- **Written exercise**:
Locate each line containing the string "code" and copy it out.

- **Extracted material**:

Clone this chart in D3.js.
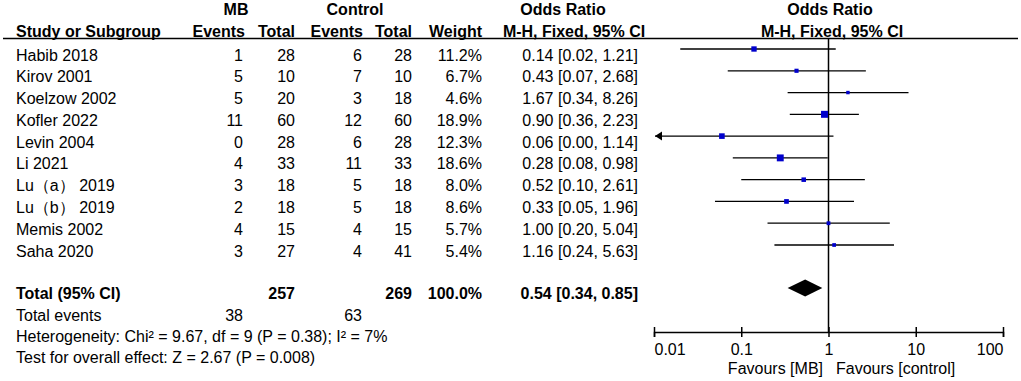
<!DOCTYPE html>
<html>
<head>
<meta charset="utf-8">
<script src="https://cdn.jsdelivr.net/npm/d3@7"></script>
<style>
  body { margin: 0; background: #fff; }
  svg text { font-family: "Liberation Sans", Arial, sans-serif; font-size: 16px; fill: #000; }
  .bold { font-weight: bold; }
</style>
</head>
<body>
<div id="chart"></div>
<script>
// study data
const studies = ["Habib 2018", "Kirov 2001", "Koelzow 2002", "Kofler 2022", "Levin 2004",
    "Li 2021", "Lu（a） 2019", "Lu（b） 2019", "Memis 2002", "Saha 2020"];
const mbEvents = [1, 5, 5, 11, 0, 4, 3, 2, 4, 3];
const mbTotal = [28, 10, 20, 60, 28, 33, 18, 18, 15, 27];
const ctlEvents = [6, 7, 3, 12, 6, 11, 5, 5, 4, 4];
const ctlTotal = [28, 10, 18, 60, 28, 33, 18, 18, 15, 41];
const weights = [11.2, 6.7, 4.6, 18.9, 12.3, 18.6, 8.0, 8.6, 5.7, 5.4];
const oddsRatio = [0.14, 0.43, 1.67, 0.90, 0.06, 0.28, 0.52, 0.33, 1.00, 1.16];
const ciLow = [0.02, 0.07, 0.34, 0.36, 0.00, 0.08, 0.10, 0.05, 0.20, 0.24];
const ciHigh = [1.21, 2.68, 8.26, 2.23, 1.14, 0.98, 2.61, 1.96, 5.04, 5.63];

// pooled result
const pooled = { or: 0.54, lo: 0.34, hi: 0.85 };
const totals = { mb: 257, ctl: 269, weight: "100.0%" };
const totalEvents = { mb: 38, ctl: 63 };
const footnotes = [
    "Heterogeneity: Chi² = 9.67, df = 9 (P = 0.38); I² = 7%",
    "Test for overall effect: Z = 2.67 (P = 0.008)"
];

// axis
const tickValues = [0.01, 0.1, 1, 10, 100];
const tickLabels = ["0.01", "0.1", "1", "10", "100"];

const width = 1021, height = 381;
const svg = d3.select("#chart").append("svg")
    .attr("width", width)
    .attr("height", height);

svg.append("rect").attr("width", width).attr("height", height).attr("fill", "#fff");

const x = d3.scaleLog().domain([0.01, 100]).range([654, 1003]);
const y = d3.scalePoint().domain(studies).range([55, 251]);

const fmt2 = d3.format(".2f");
const base = 5.5;    // text baseline below row centre
const markOff = -6;  // markers sit a little above the text centre
const left = 16;

// columns (right edge of each)
const cols = { mbE: 243, mbT: 295, ctE: 362, ctT: 412, wt: 482, or: 638 };

function txt(xp, yp, s, anchor, bold) {
    return svg.append("text")
        .attr("x", xp)
        .attr("y", yp)
        .attr("text-anchor", anchor || "start")
        .attr("class", bold ? "bold" : null)
        .text(s);
}

// headers
txt(236, 15, "MB", "middle", true);
txt(355, 15, "Control", "middle", true);
txt(563, 15, "Odds Ratio", "middle", true);
txt(830, 15, "Odds Ratio", "middle", true);
txt(left, 37, "Study or Subgroup", "start", true);
txt(cols.mbE + 2, 37, "Events", "end", true);
txt(cols.mbT, 37, "Total", "end", true);
txt(cols.ctE + 1, 37, "Events", "end", true);
txt(cols.ctT, 37, "Total", "end", true);
txt(cols.wt, 37, "Weight", "end", true);
txt(574, 37, "M-H, Fixed, 95% CI", "middle", true);
txt(832, 37, "M-H, Fixed, 95% CI", "middle", true);

svg.append("line")
    .attr("x1", 3).attr("x2", 1018)
    .attr("y1", 38.5).attr("y2", 38.5)
    .attr("stroke", "#000").attr("stroke-width", 1.5);

// study rows
studies.forEach((s, i) => {
    const yc = y(s);
    txt(left, yc + base, s);
    txt(cols.mbE, yc + base, mbEvents[i], "end");
    txt(cols.mbT, yc + base, mbTotal[i], "end");
    txt(cols.ctE, yc + base, ctlEvents[i], "end");
    txt(cols.ctT, yc + base, ctlTotal[i], "end");
    txt(cols.wt, yc + base, weights[i].toFixed(1) + "%", "end");
    txt(cols.or, yc + base, `${fmt2(oddsRatio[i])} [${fmt2(ciLow[i])}, ${fmt2(ciHigh[i])}]`, "end");
});

// vertical line of no effect
svg.append("line")
    .attr("x1", x(1)).attr("x2", x(1))
    .attr("y1", 38).attr("y2", 332)
    .attr("stroke", "#000").attr("stroke-width", 1.5);

// CI lines
const plot = svg.append("g");
studies.forEach((s, i) => {
    const ym = y(s) + markOff;
    const clipped = ciLow[i] < x.domain()[0];
    const x1 = clipped ? x.range()[0] + 1 : x(ciLow[i]);
    plot.append("line")
        .attr("x1", x1).attr("x2", x(ciHigh[i]))
        .attr("y1", ym).attr("y2", ym)
        .attr("stroke", "#000").attr("stroke-width", 1.3);
    if (clipped) {
        // arrow for interval running past the axis
        plot.append("path")
            .attr("d", `M${x1},${ym} l7,-4.5 l0,9 Z`)
            .attr("fill", "#000");
    }
});

// weighted squares
studies.forEach((s, i) => {
    const side = 1.6 * Math.sqrt(weights[i]);
    plot.append("rect")
        .attr("x", x(oddsRatio[i]) - side / 2)
        .attr("y", y(s) + markOff - side / 2)
        .attr("width", side)
        .attr("height", side)
        .attr("fill", "#0000cc");
});

// total row
const yTot = 293;
txt(left, yTot + base, "Total (95% CI)", "start", true);
txt(cols.mbT, yTot + base, totals.mb, "end", true);
txt(cols.ctT, yTot + base, totals.ctl, "end", true);
txt(cols.wt, yTot + base, totals.weight, "end", true);
txt(cols.or, yTot + base, `${fmt2(pooled.or)} [${fmt2(pooled.lo)}, ${fmt2(pooled.hi)}]`, "end", true);

const yd = yTot - 5;
svg.append("path")
    .attr("d", `M${x(pooled.lo)},${yd} L${x(pooled.or)},${yd - 8.5} L${x(pooled.hi)},${yd} L${x(pooled.or)},${yd + 8.5} Z`)
    .attr("fill", "#000");

// total events and tests
txt(left, 320.5, "Total events");
txt(cols.mbE, 320.5, totalEvents.mb, "end");
txt(cols.ctE, 320.5, totalEvents.ctl, "end");
txt(left, 342, footnotes[0]);
txt(left, 362.5, footnotes[1]);

// axis
const axis = d3.axisBottom(x)
    .tickValues(tickValues)
    .tickFormat((d, i) => tickLabels[i])
    .tickSizeOuter(0)
    .tickSize(5)
    .tickPadding(7);

const gAxis = svg.append("g")
    .attr("transform", "translate(0,332)")
    .call(axis);
gAxis.select(".domain").attr("stroke", "#000").attr("stroke-width", 1.5);
gAxis.selectAll(".tick line").attr("y1", -5).attr("y2", 5).attr("stroke", "#000").attr("stroke-width", 1.5);
gAxis.selectAll(".tick text")
    .style("font-family", '"Liberation Sans", Arial, sans-serif')
    .style("font-size", "16px")
    .attr("fill", "#000")
    .attr("text-anchor", (d, i) => i === 0 ? "start" : i === tickValues.length - 1 ? "end" : "middle");

txt(823, 374, "Favours [MB]", "end");
txt(836, 374, "Favours [control]", "start");
</script>
</body>
</html>
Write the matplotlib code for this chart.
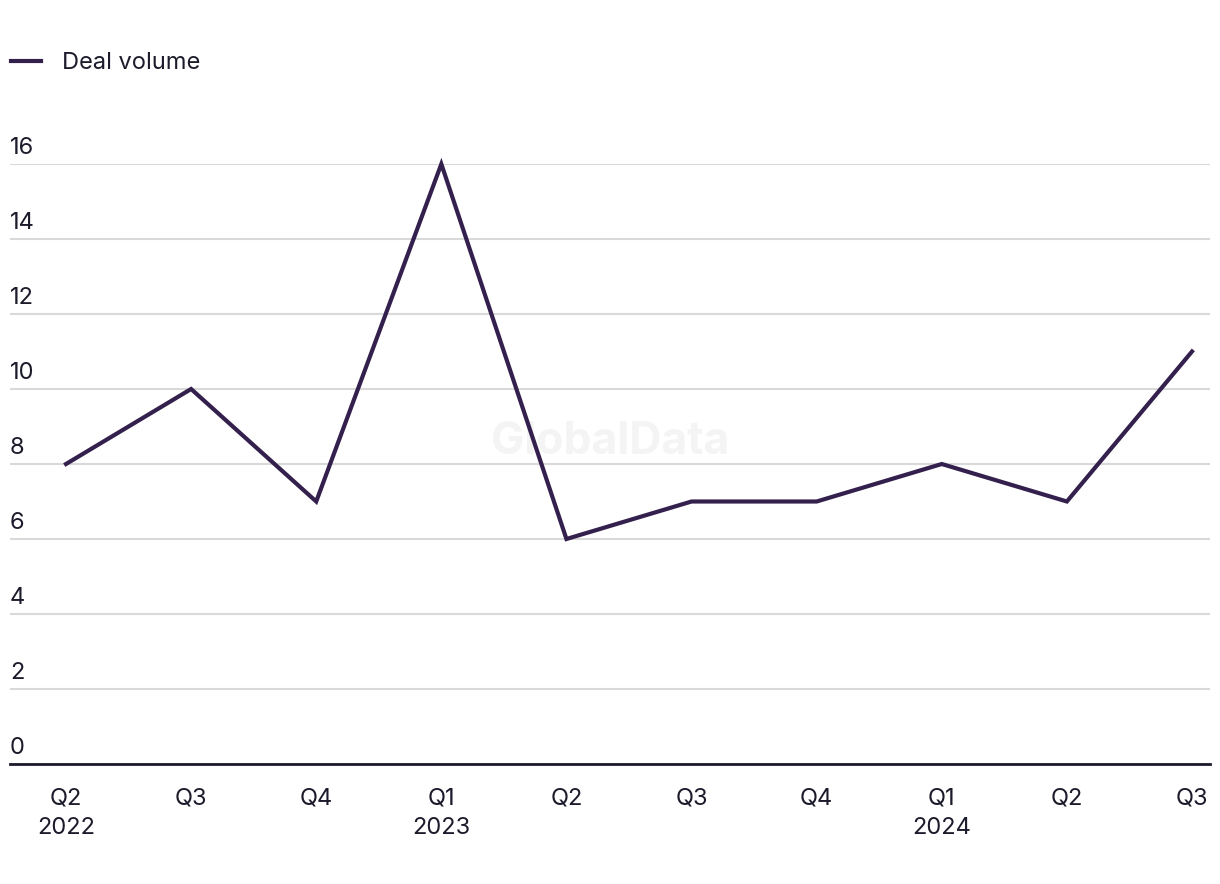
import matplotlib
matplotlib.use("Agg")
import matplotlib.pyplot as plt
import numpy as np

# data
quarters = ["Q2\n2022", "Q3", "Q4", "Q1\n2023", "Q2", "Q3", "Q4", "Q1\n2024", "Q2", "Q3"]
deal_volume = [8, 10, 7, 16, 6, 7, 7, 8, 7, 11]
y_ticks = [0, 2, 4, 6, 8, 10, 12, 14, 16]

line_col = "#33204d"
text_col = "#1b1b2b"
grid_col = "#d9d9d9"

plt.rcParams["font.family"] = ["Inter", "DejaVu Sans"]

W, H = 1220, 884
fig = plt.figure(figsize=(W / 100, H / 100), dpi=100)
ax = fig.add_axes([10 / W, (H - 764) / H, 1200 / W, 600 / H])

x = np.arange(len(quarters))
ax.plot(x, deal_volume, color=line_col, lw=3, solid_joinstyle="miter", clip_on=False, zorder=3,
        label="Deal volume")

step = 125.1
ax.set_xlim(-56 / step, 9 + 18 / step)
ax.set_ylim(0, 16)

for s in ["top", "right", "left"]:
    ax.spines[s].set_visible(False)
ax.spines["bottom"].set_color(text_col)
ax.spines["bottom"].set_linewidth(2)

ax.set_yticks(y_ticks)
ax.set_yticklabels([])
ax.tick_params(axis="y", length=0)
ax.grid(axis="y", color=grid_col, lw=1.5)
ax.set_axisbelow(True)
for v in y_ticks:
    ax.text(0, v + 0.13, str(v), transform=ax.get_yaxis_transform(), ha="left", va="bottom",
            fontsize=17, color=text_col)

ax.set_xticks(x)
ax.set_xticklabels(quarters, fontsize=17, color=text_col, linespacing=1.45)
ax.tick_params(axis="x", length=0, pad=17)

# watermark, behind the line
ax.text(600 / 1200, 1 - (442 - 164) / 600, "GlobalData", transform=ax.transAxes, ha="center",
        va="center", fontsize=32, fontweight="bold", color="#f4f4f4", zorder=1)

leg = fig.legend(loc="center left", bbox_to_anchor=(2 / W, 1 - 63 / H), frameon=False,
                 fontsize=17, handlelength=1.25, handletextpad=0.9, borderaxespad=0)
for t in leg.get_texts():
    t.set_color(text_col)

fig.savefig("out.png", dpi=100)
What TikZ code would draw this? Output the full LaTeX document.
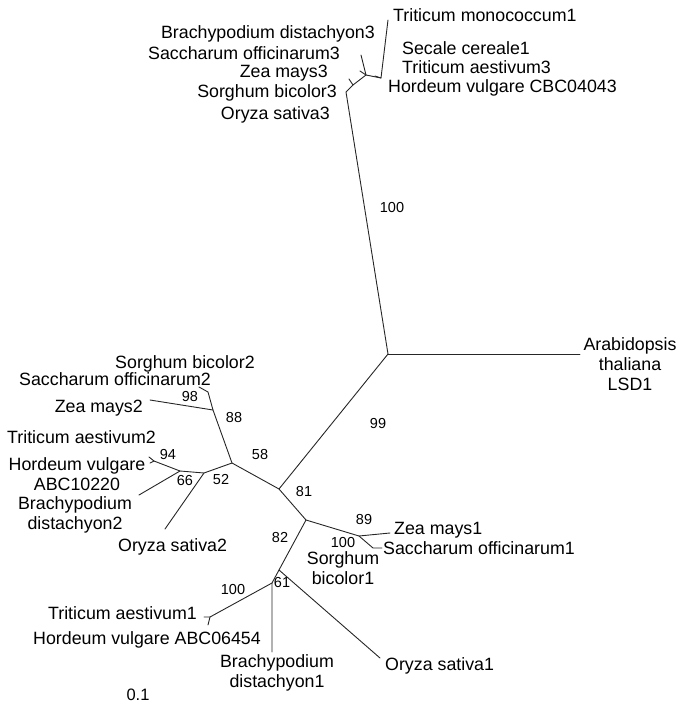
\documentclass[tikz,border=0pt]{standalone}
\usepackage{fontspec}
\setmainfont{Liberation Sans}
\usetikzlibrary{positioning}
\tikzset{
  br/.style={draw=black!85,line width=0.9pt,line cap=round,line join=round},
  taxon/.style={font=\fontsize{17.8}{20}\selectfont,inner sep=0pt,align=center},
  boot/.style={font=\fontsize{14.5}{16}\selectfont,inner sep=0pt},
  scl/.style={font=\fontsize{16.5}{18}\selectfont,inner sep=0pt}
}
\begin{document}
\begin{tikzpicture}[x=1pt,y=-1pt]
\useasboundingbox (0,0) rectangle (680,704);
% inner nodes
\coordinate (c) at (388,354);
\coordinate (t1) at (346,92);
\coordinate (t2) at (353,85);
\coordinate (t4) at (366,75);
\coordinate (t5) at (381,78);
\coordinate (n81) at (279,489);
\coordinate (n58) at (232,463);
\coordinate (n98) at (213,410);
\coordinate (n52) at (204,473);
\coordinate (n66) at (180,471);
\coordinate (h2) at (154,461);
\coordinate (n82) at (306,520);
\coordinate (n89) at (359,536);
\coordinate (na) at (279,570);
\coordinate (nb) at (272,583);
\coordinate (n100) at (210,617);
% tips
\coordinate (arab) at (580,354);
\coordinate (mono) at (388,20);
\coordinate (k1) at (349,79);
\coordinate (k2) at (361,55);
\coordinate (k3) at (360,71);
\coordinate (k4) at (375,76);
\coordinate (zea2) at (150,400);
\coordinate (s2a) at (208,392);
\coordinate (s2b) at (199,387);
\coordinate (h2a) at (149,457);
\coordinate (h2b) at (150,463);
\coordinate (bra2) at (139,495);
\coordinate (ory2) at (165,529);
\coordinate (zea1) at (390,533);
\coordinate (s1a) at (373,548);
\coordinate (s1b) at (382,548);
\coordinate (ory1) at (380,658);
\coordinate (bra1) at (272,652);
\coordinate (ta1) at (204,617);
\coordinate (hv1) at (208,625);

% branches
\draw[br] (c) -- (arab);
\draw[br] (c) -- (t1) -- (t2) -- (t4) -- (t5) -- (mono);
\draw[br] (t2) -- (k1);
\draw[br] (t4) -- (k2);
\draw[br] (t4) -- (k3);
\draw[br] (t5) -- (k4);
\draw[br] (c) -- (n81) -- (n58) -- (n98) -- (zea2);
\draw[br] (n98) -- (s2a) -- (s2b);
\draw[br] (n58) -- (n52) -- (n66) -- (h2) -- (h2a);
\draw[br] (h2) -- (h2b);
\draw[br] (n66) -- (bra2);
\draw[br] (n52) -- (ory2);
\draw[br] (n81) -- (n82) -- (n89) -- (zea1);
\draw[br] (n89) -- (s1a) -- (s1b);
\draw[br] (n82) -- (na) -- (ory1);
\draw[br] (na) -- (nb) -- (bra1);
\draw[br] (nb) -- (n100) -- (ta1);
\draw[br] (n100) -- (hv1);

% taxa
\node[taxon,anchor=base west] (lmono) at (393,21) {Triticum monococcum1};
\node[taxon,anchor=base west] (lsec) at (402,54) {Secale cereale1};
\node[taxon,anchor=base west] (lta3) at (402,73) {Triticum aestivum3};
\node[taxon,anchor=base west] (lhv3) at (388,92) {Hordeum vulgare CBC04043};
\node[taxon,anchor=base east] (lbd3) at (375,38) {Brachypodium distachyon3};
\node[taxon,anchor=base east] (lso3) at (340,59) {Saccharum officinarum3};
\node[taxon,anchor=base east] (lzm3) at (328,77) {Zea mays3};
\node[taxon,anchor=base east] (lsb3) at (337,97) {Sorghum bicolor3};
\node[taxon,anchor=base east] (los3) at (330,119) {Oryza sativa3};
\node[taxon] (larab) at (630,364) {Arabidopsis\\thaliana\\LSD1};
\node[taxon,anchor=base] (lsb2) at (185,368) {Sorghum bicolor2};
\node[taxon,anchor=base east] (lso2) at (211,385) {Saccharum officinarum2};
\node[taxon,anchor=base east] (lzm2) at (143,412) {Zea mays2};
\node[taxon,anchor=base west] (lta2) at (7,443) {Triticum aestivum2};
\node[taxon] (lhv2) at (77,474) {Hordeum vulgare\\ABC10220};
\node[taxon] (lbd2) at (75,515) {Brachypodium\\distachyon2};
\node[taxon,anchor=base west] (los2) at (118,551) {Oryza sativa2};
\node[taxon,anchor=base west] (lzm1) at (394,534) {Zea mays1};
\node[taxon,anchor=base west] (lso1) at (383,554) {Saccharum officinarum1};
\node[taxon] (lsb1) at (343,568) {Sorghum\\bicolor1};
\node[taxon,anchor=base west] (los1) at (385,670) {Oryza sativa1};
\node[taxon] (lbd1) at (277,673) {Brachypodium\\distachyon1};
\node[taxon,anchor=base east] (lta1) at (197,619) {Triticum aestivum1};
\node[taxon,anchor=base east] (lhv1) at (261,644) {Hordeum vulgare ABC06454};
\node[scl,anchor=base] (lscale) at (138,700) {0.1};

% bootstrap values
\node[boot] (b1) at (392,208) {100};
\node[boot] (b2) at (378,424) {99};
\node[boot] (b3) at (304,492) {81};
\node[boot] (b4) at (260,455) {58};
\node[boot] (b5) at (234,418) {88};
\node[boot] (b6) at (190,397) {98};
\node[boot] (b7) at (168,455) {94};
\node[boot] (b8) at (185,481) {66};
\node[boot] (b9) at (221,480) {52};
\node[boot] (b10) at (280,538) {82};
\node[boot] (b11) at (282,583) {61};
\node[boot] (b12) at (364,520) {89};
\node[boot] (b13) at (343,543) {100};
\node[boot] (b14) at (233,590) {100};
\end{tikzpicture}
\end{document}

- **Answer to this problem**:
Write the matplotlib code for this chart.
What TikZ code would draw this? Output the full LaTeX document.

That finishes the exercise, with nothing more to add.